I use this strategy in my interactions with staff and colleagues now, to make sure they understand not just my analysis, but how I arrived at it. And most importantly, they understand that I care deeply about the issue and about them. For many managers, this is hard, but knowing that criticism comes from a caring collaborator, not a critical judge makes a huge difference in the way people contribute and respond. Especially when you don’t buy into the whole “sandwich” theory of criticism (“one nice thing, the real thing you want to say, then another nice thing”). Working across distance, this approach is even more important.
Ask for deadlines
Maybe this is the consultant in me, but I like deadlines and deliverables. When you don’t have the opportunity to lean over the cubicle or accidentally run into someone in the elevator and ask about that project they’re working on, you need to work a little harder to keep things on track. I ask my teams to be held to account, and to hold me to account. My inside sales rep is constantly reminding me of our shared deadlines, not because I don’t meet them, but because she’s amazing and knows that there are lots of competing demands on us. We end conversations with “When do you need this?” or “What do you think is a reasonable deadline?”. No surprise, we rarely miss those deadlines.
Foster independent leadership
Leaders bring solutions, not problems. I help my teams to adopt this practice, and push them to always come with a solution, even when their solution is “a process to getting to a solution.” I resist the urge to see every problem as a chance to tell them what to do, and instead an opportunity to work with them to figure out what to do. Over time, you build their autonomy and confidence, and expand trust in your team.

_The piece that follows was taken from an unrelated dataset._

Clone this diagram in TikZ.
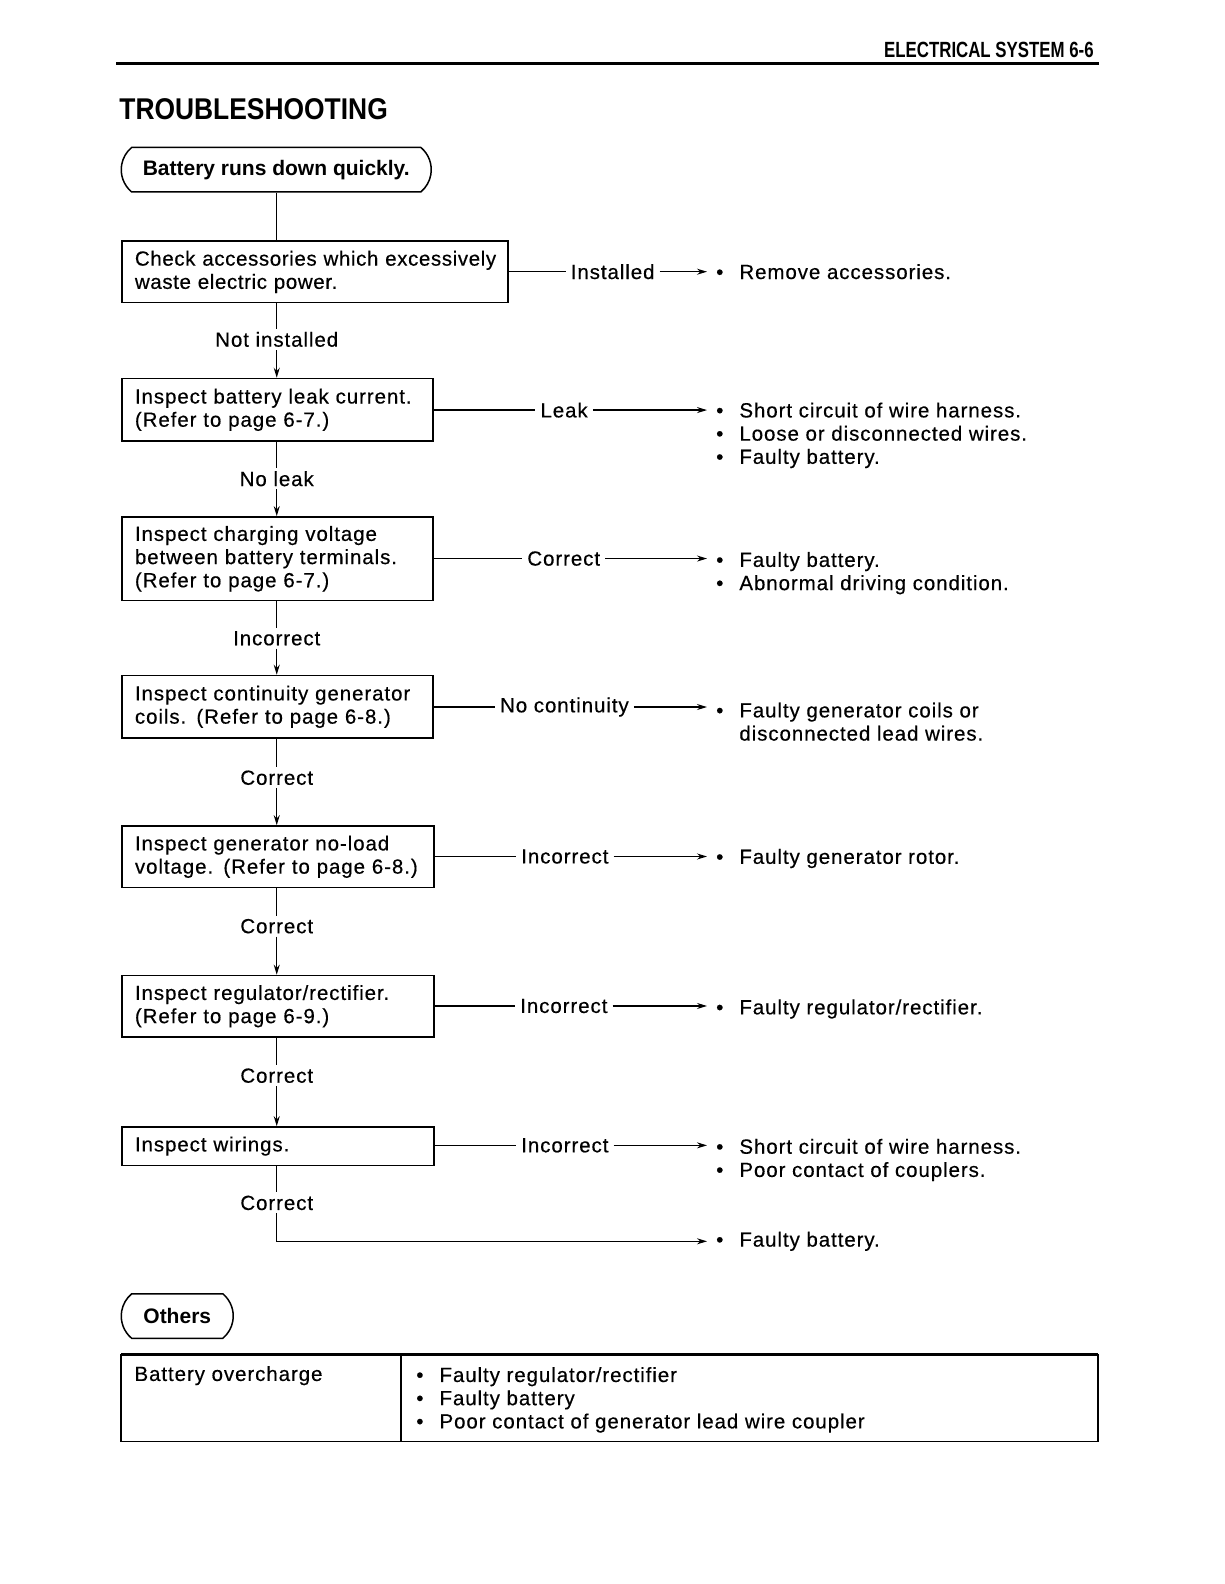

Building investment and inspiration
For me, inspiration and personal investment comes from knowing the end goal, and feeling involved in the strategy — both creating it and implementing it. Teams need lots of visibility here. Sharing board slides, draft strategies, planning docs, and more as they evolve makes a big difference in their level of investment when they become final. That means inviting them into the process, showing them your work as you go, and making it easy for people to figure out what’s going on and where they fit.
Inspiring this kind of personal investment in the organization and mission with a remote team means taking advantage of the tools I outlined above, and being more clear and direct in your communications. Things can get lost when you don’t see people’s non-verbal cues, or when it seems there isn’t time to dig in because things are only structured in meetings. Still, deploying all the various touch points, tools, and tactics outlined in this post — many of which I’d argue are just good management tactics — augmented by real and regular face time will make it work.
This is the future
One of the things that surprised me as I wrote this post was how much of these insights I have taken as given. For me, it’s not about the barriers to remote workers. I know this is a difficult concept for some, and it is especially ingrained in the Silicon Valley tech community, but it is the future of business, non-profits, and social change. If you work in an organization that wants to tap into a global community, it’s essential. The benefits of collaborative remote working are many, and while it requires a deliberate approach, it is worth the investment. The real barriers today are about connecting communities — across languages, cultures, and timezones. The future is most certainly distributed.